Choc looks you in the eye and speaks slowly with a deep and sullen delivery in a vernacular that takes extreme liberty with the language, transcending Ebonics proper, poised in the dominion of poetry. It’s compelling. He and his partner KP are undeniably charismatic.

“Well, basically, you know, man ... people who are hustlers, they go where the money at, just like anybody in the business,” Choc says. But I’m not sure what business he means. “It’s not just drugs, narcotics and everything ... I heard about Saint Julian ... I know people who selling drugs down there, you know? Everybody doing they thing. Getting how they live. I go down there and gamble. I shoot dice. I’m a hustler, so I get it anywhere I can get it. Simple as that.”

I tell Choc that the cops say he’s a drug-dealing gangster and that he picked up a case and ... oh yeah, I ask, “What does ‘chippy’ mean? You know, from ‘Get Them Chips,’ the song on www.snowmancliq.com? It says ‘I’m gonna get my chippy on.’ What does that mean? Chips?”

Choc takes a beat. Looks at me like I’m nuts.

“My chippies,” Choc says. “Chips is money. Cheddar. Whatever ... dollar signs. Whatever money is to you, that’s it.”

“And what about the case?” I ask again.

“Yeah,” he says. “They put me in jail for something. I don’t even know what I’m talking about, man. They just put me in jail. They say I was selling narcotics, whatever. They know I’m a gambler. They know I shoot dice. But they try to get me for narcotics... I don’t know. I was in jail for that. I fighting that case right now and getting that right. Well, I already fought the case and I’m doing my probation and due to the travelin’, I ain’t feel like keep going to court ... so with this music stuff, I’m just doing that and maintaining that. We don’t have nothing to do with all the drugs ... Saint Julian. I don’t know nothing about that. I don’t get down like that. They just trying to find some people they can blame it on.”

Well, that’s not very nice. And Captain Smith seemed like such a standup guy. I wonder why the super dope cops are picking on Choc Nitty anyway. Whatever. I wanna hear more about all the stuff that Snowman Cliq is doing in Watts.

Phenomena is the soundtrack for For Real, the DVD documentary we put out,” says KP, a handsome, wiry young player with big brown eyes, cornrows and a genius for self-promotion.
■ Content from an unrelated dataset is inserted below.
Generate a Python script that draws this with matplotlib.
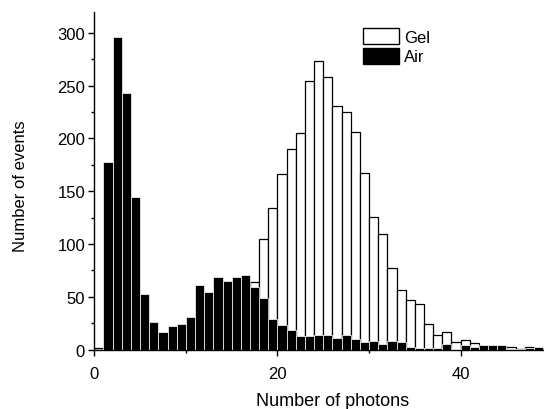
import matplotlib
matplotlib.use("Agg")
import matplotlib.pyplot as plt
from matplotlib.patches import Patch
from matplotlib.ticker import MultipleLocator

plt.rcParams['font.family'] = ['Liberation Sans', 'DejaVu Sans']

# photon-count histogram, bins of width 1 starting at 0
bin_left = list(range(49))
gel = [2, 0, 0, 0, 0, 0, 0, 0, 0, 0,
       0, 0, 0, 0, 0, 0, 0, 64, 105, 134,
       166, 190, 205, 254, 273, 258, 231, 225, 206, 167,
       126, 110, 77, 57, 47, 43, 24, 14, 17, 7,
       9, 6, 3, 2, 2, 3, 1, 3, 2]
air = [0, 178, 296, 243, 145, 53, 26, 17, 22, 24,
       31, 61, 55, 69, 65, 69, 71, 59, 49, 29,
       23, 19, 13, 13, 14, 14, 11, 14, 10, 7,
       8, 5, 8, 7, 3, 2, 2, 2, 5, 1,
       4, 3, 4, 4, 4, 1, 1, 2, 3]

fig = plt.figure(figsize=(5.44, 4.10), dpi=100)
ax = fig.add_axes([0.1733, 0.1446, 0.8267, 0.8244])

ax.bar(bin_left, gel, width=1, align="edge", color="white",
       edgecolor="black", linewidth=0.9, zorder=2)
ax.bar(bin_left, air, width=1, align="edge", color="black",
       edgecolor="white", linewidth=0.5, zorder=3)

ax.set_xlim(0, 49.1)
ax.set_ylim(0, 320)
ax.xaxis.set_major_locator(MultipleLocator(20))
ax.xaxis.set_minor_locator(MultipleLocator(10))
ax.yaxis.set_major_locator(MultipleLocator(50))
ax.yaxis.set_minor_locator(MultipleLocator(25))
ax.tick_params(which="major", direction="out", length=4.6, width=1, labelsize=12)
ax.tick_params(axis="x", which="major", pad=7)
ax.tick_params(axis="y", which="major", pad=2)
ax.tick_params(which="minor", direction="out", length=2.3, width=1)

for s in ("top", "right"):
    ax.spines[s].set_visible(False)
for s in ("left", "bottom"):
    ax.spines[s].set_linewidth(1.0)

ax.set_xlabel("Number of photons", fontsize=13)
ax.xaxis.set_label_coords(0.529, -0.125)
ax.set_ylabel("Number of events", fontsize=12)
ax.yaxis.set_label_coords(-0.148, 0.486)

handles = [Patch(facecolor="white", edgecolor="black", linewidth=1, label="Gel"),
           Patch(facecolor="black", edgecolor="black", label="Air")]
ax.legend(handles=handles, loc="upper left", bbox_to_anchor=(0.597, 0.952),
          frameon=False, fontsize=12, borderpad=0, borderaxespad=0,
          handlelength=2.2, handleheight=1.15, handletextpad=0.3,
          labelspacing=0.16)

fig.savefig("out.png", dpi=100)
D.J. Jamar, he directed it,” KP continues. “DVD is real hot. We got big rappers on there as far as with appearances: Busta Rhymes, 50 Cent, Lloyd Banks, G-Unit and Floyd Maywether, the boxer. We got people on our DVD or whatever that we mess with. So it’s not just regular rap. You know what I’m saying? We rapping and we from the ’hood or whatever. Downtown? That’s a whole ’nother story.”

“We finishing up the We Are Taught To Survive album, which stand for WATTS,” Choc adds. “We got a DVD documentary coming for that too. I’m working on my album, Choc Nitty: The Listen and Learn Album. They can learn from my mistakes. Listen and learn what I’m tellin’ 'em. KP and Six [that’s 6 Reasons, the third member of the Snowman Cliq] are working on their projects right now. We looking for a distribution deal for For Real. A lot of people need to see that. Everything that’s on it is for real. The second documentary is called For Real: Part 2 cuz everything you gonna see again is for real. We got for real people, major stars ... We mess with a lot of major stars. We got like, 8-40, we got Chingy, we got Too-Short, we got 50 again, The O.G. Unit; we got Prodigy from Mobb Deep. We got some of these people on there. We got Money Mike; we got Fabulous on there from the Street Family.”